• **Problem to work on**
Transcribe all of the material exactly. Any picture in it should be left out.

• **Information provided**

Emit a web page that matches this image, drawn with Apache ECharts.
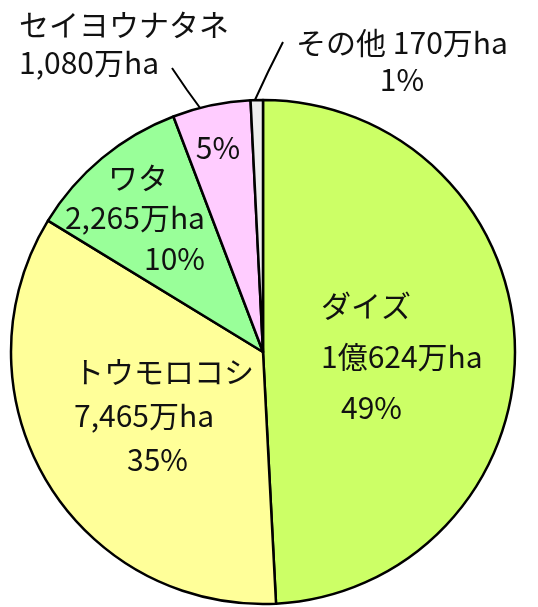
<!DOCTYPE html>
<html>
<head>
    <meta charset="utf-8">
    <title>遺伝子組換え作物の作付面積</title>
    <script src="https://cdn.jsdelivr.net/npm/echarts@6/dist/echarts.min.js"></script>
    <style>
        html, body {
            margin: 0;
            width: 100%;
            height: 100%;
            background: #ffffff;
        }

        #main {
            width: 538px;
            height: 607px;
        }
    </style>
</head>
<body>
<div id="main"></div>
<script type="text/javascript">
    var myChart = echarts.init(document.getElementById('main'));

    // 作物ごとの作付面積（万ha）
    const names = ['ダイズ', 'トウモロコシ', 'ワタ', 'セイヨウナタネ', 'その他'];
    const values = [10624, 7465, 2265, 1080, 170];
    const areaLabels = ['1億624万ha', '7,465万ha', '2,265万ha', '1,080万ha', '170万ha'];
    const colors = ['#ccff66', '#ffff99', '#99ff99', '#ffccff', '#eeeeee'];

    const font = '"Noto Sans CJK JP", "Noto Sans", sans-serif';
    const fs = 30;

    // ラベルの置き場所
    const inLayout = [
        {x: 321, y: 280, align: 'left'},
        {x: 74, y: 350, align: 'left'},
        {x: 205, y: 157, align: 'right'},
        {x: 218, y: 148, align: 'center', verticalAlign: 'middle'},
        null
    ];
    const outLayout = [
        null, null, null,
        {x: 19, y: 6, align: 'left', labelLinePoints: [[172, 68], [187, 90], [203, 112]]},
        {x: 402, y: 24, align: 'center', labelLinePoints: [[283, 42], [268, 72], [254, 102]]}
    ];

    const richBase = {
        n: {fontSize: fs, fontFamily: font, color: '#111'},
        v: {fontSize: fs, fontFamily: font, color: '#111'},
        p: {fontSize: fs, fontFamily: font, color: '#111'}
    };

    function rich(lh, opts) {
        let r = {};
        Object.keys(richBase).forEach(k => {
            r[k] = Object.assign({}, richBase[k], {lineHeight: lh}, opts[k] || {});
        });
        return r;
    }

    const innerData = names.map((name, i) => {
        let item = {
            name: name,
            value: values[i],
            itemStyle: {color: colors[i]}
        };
        if (i === 0) {
            item.label = {
                show: true,
                formatter: '{n|{b}}\n{v|' + areaLabels[i] + '}\n{p|{d}%}',
                rich: rich(51, {p: {padding: [0, 0, 0, 20]}})
            };
        } else if (i === 1) {
            item.label = {
                show: true,
                formatter: '{n|{b}}\n{v|' + areaLabels[i] + '}\n{p|{d}%}',
                rich: rich(44, {p: {padding: [0, 0, 0, 53]}})
            };
        } else if (i === 2) {
            item.label = {
                show: true,
                formatter: '{n|{b}}\n{v|' + areaLabels[i] + '}\n{p|{d}%}',
                rich: rich(40.5, {
                    n: {align: 'right', padding: [0, 37, 0, 0]},
                    v: {align: 'right'},
                    p: {align: 'right'}
                })
            };
        } else if (i === 3) {
            item.label = {
                show: true,
                formatter: '{p|{d}%}',
                rich: rich(34, {})
            };
        } else {
            item.label = {show: false};
        }
        return item;
    });

    const outerData = names.map((name, i) => {
        let item = {name: name, value: values[i]};
        if (i === 3) {
            item.label = {
                show: true,
                formatter: '{n|{b}}\n{v|' + areaLabels[i] + '}',
                rich: rich(38, {})
            };
            item.labelLine = {show: true};
        } else if (i === 4) {
            item.label = {
                show: true,
                formatter: '{n|{b}}{v| ' + areaLabels[i] + '}\n{p|{d}%}',
                rich: rich(37, {n: {align: 'center'}, v: {align: 'center'}, p: {align: 'center'}})
            };
            item.labelLine = {show: true};
        } else {
            item.label = {show: false};
            item.labelLine = {show: false};
        }
        return item;
    });

    var option = {
        animation: false,
        series: [
            {
                type: 'pie',
                center: [263, 352],
                radius: 252,
                startAngle: 90,
                clockwise: true,
                percentPrecision: 0,
                avoidLabelOverlap: false,
                itemStyle: {
                    borderColor: '#000',
                    borderWidth: 2.5
                },
                label: {
                    position: 'inside'
                },
                labelLine: {show: false},
                labelLayout: function (params) {
                    let l = inLayout[params.dataIndex];
                    if (!l) return {};
                    return Object.assign({verticalAlign: 'top'}, l);
                },
                emphasis: {disabled: true},
                data: innerData
            },
            {
                type: 'pie',
                center: [263, 352],
                radius: 252,
                startAngle: 90,
                clockwise: true,
                percentPrecision: 0,
                avoidLabelOverlap: false,
                silent: true,
                itemStyle: {
                    color: 'rgba(0,0,0,0)',
                    borderWidth: 0
                },
                label: {
                    position: 'outside'
                },
                labelLine: {
                    lineStyle: {color: '#000', width: 2}
                },
                labelLayout: function (params) {
                    let l = outLayout[params.dataIndex];
                    if (!l) return {};
                    return Object.assign({verticalAlign: 'top'}, l);
                },
                emphasis: {disabled: true},
                data: outerData
            }
        ]
    };

    myChart.setOption(option);
</script>
</body>
</html>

• **Correct response**
Emit a web page that matches this image, drawn with Apache ECharts.
<!DOCTYPE html>
<html>
<head>
    <meta charset="utf-8">
    <title>遺伝子組換え作物の作付面積</title>
    <script src="https://cdn.jsdelivr.net/npm/echarts@6/dist/echarts.min.js"></script>
    <style>
        html, body {
            margin: 0;
            width: 100%;
            height: 100%;
            background: #ffffff;
        }

        #main {
            width: 538px;
            height: 607px;
        }
    </style>
</head>
<body>
<div id="main"></div>
<script type="text/javascript">
    var myChart = echarts.init(document.getElementById('main'));

    // 作物ごとの作付面積（万ha）
    const names = ['ダイズ', 'トウモロコシ', 'ワタ', 'セイヨウナタネ', 'その他'];
    const values = [10624, 7465, 2265, 1080, 170];
    const areaLabels = ['1億624万ha', '7,465万ha', '2,265万ha', '1,080万ha', '170万ha'];
    const colors = ['#ccff66', '#ffff99', '#99ff99', '#ffccff', '#eeeeee'];

    const font = '"Noto Sans CJK JP", "Noto Sans", sans-serif';
    const fs = 30;

    // ラベルの置き場所
    const inLayout = [
        {x: 321, y: 280, align: 'left'},
        {x: 74, y: 350, align: 'left'},
        {x: 205, y: 157, align: 'right'},
        {x: 218, y: 148, align: 'center', verticalAlign: 'middle'},
        null
    ];
    const outLayout = [
        null, null, null,
        {x: 19, y: 6, align: 'left', labelLinePoints: [[172, 68], [187, 90], [203, 112]]},
        {x: 402, y: 24, align: 'center', labelLinePoints: [[283, 42], [268, 72], [254, 102]]}
    ];

    const richBase = {
        n: {fontSize: fs, fontFamily: font, color: '#111'},
        v: {fontSize: fs, fontFamily: font, color: '#111'},
        p: {fontSize: fs, fontFamily: font, color: '#111'}
    };

    function rich(lh, opts) {
        let r = {};
        Object.keys(richBase).forEach(k => {
            r[k] = Object.assign({}, richBase[k], {lineHeight: lh}, opts[k] || {});
        });
        return r;
    }

    const innerData = names.map((name, i) => {
        let item = {
            name: name,
            value: values[i],
            itemStyle: {color: colors[i]}
        };
        if (i === 0) {
            item.label = {
                show: true,
                formatter: '{n|{b}}\n{v|' + areaLabels[i] + '}\n{p|{d}%}',
                rich: rich(51, {p: {padding: [0, 0, 0, 20]}})
            };
        } else if (i === 1) {
            item.label = {
                show: true,
                formatter: '{n|{b}}\n{v|' + areaLabels[i] + '}\n{p|{d}%}',
                rich: rich(44, {p: {padding: [0, 0, 0, 53]}})
            };
        } else if (i === 2) {
            item.label = {
                show: true,
                formatter: '{n|{b}}\n{v|' + areaLabels[i] + '}\n{p|{d}%}',
                rich: rich(40.5, {
                    n: {align: 'right', padding: [0, 37, 0, 0]},
                    v: {align: 'right'},
                    p: {align: 'right'}
                })
            };
        } else if (i === 3) {
            item.label = {
                show: true,
                formatter: '{p|{d}%}',
                rich: rich(34, {})
            };
        } else {
            item.label = {show: false};
        }
        return item;
    });

    const outerData = names.map((name, i) => {
        let item = {name: name, value: values[i]};
        if (i === 3) {
            item.label = {
                show: true,
                formatter: '{n|{b}}\n{v|' + areaLabels[i] + '}',
                rich: rich(38, {})
            };
            item.labelLine = {show: true};
        } else if (i === 4) {
            item.label = {
                show: true,
                formatter: '{n|{b}}{v| ' + areaLabels[i] + '}\n{p|{d}%}',
                rich: rich(37, {n: {align: 'center'}, v: {align: 'center'}, p: {align: 'center'}})
            };
            item.labelLine = {show: true};
        } else {
            item.label = {show: false};
            item.labelLine = {show: false};
        }
        return item;
    });

    var option = {
        animation: false,
        series: [
            {
                type: 'pie',
                center: [263, 352],
                radius: 252,
                startAngle: 90,
                clockwise: true,
                percentPrecision: 0,
                avoidLabelOverlap: false,
                itemStyle: {
                    borderColor: '#000',
                    borderWidth: 2.5
                },
                label: {
                    position: 'inside'
                },
                labelLine: {show: false},
                labelLayout: function (params) {
                    let l = inLayout[params.dataIndex];
                    if (!l) return {};
                    return Object.assign({verticalAlign: 'top'}, l);
                },
                emphasis: {disabled: true},
                data: innerData
            },
            {
                type: 'pie',
                center: [263, 352],
                radius: 252,
                startAngle: 90,
                clockwise: true,
                percentPrecision: 0,
                avoidLabelOverlap: false,
                silent: true,
                itemStyle: {
                    color: 'rgba(0,0,0,0)',
                    borderWidth: 0
                },
                label: {
                    position: 'outside'
                },
                labelLine: {
                    lineStyle: {color: '#000', width: 2}
                },
                labelLayout: function (params) {
                    let l = outLayout[params.dataIndex];
                    if (!l) return {};
                    return Object.assign({verticalAlign: 'top'}, l);
                },
                emphasis: {disabled: true},
                data: outerData
            }
        ]
    };

    myChart.setOption(option);
</script>
</body>
</html>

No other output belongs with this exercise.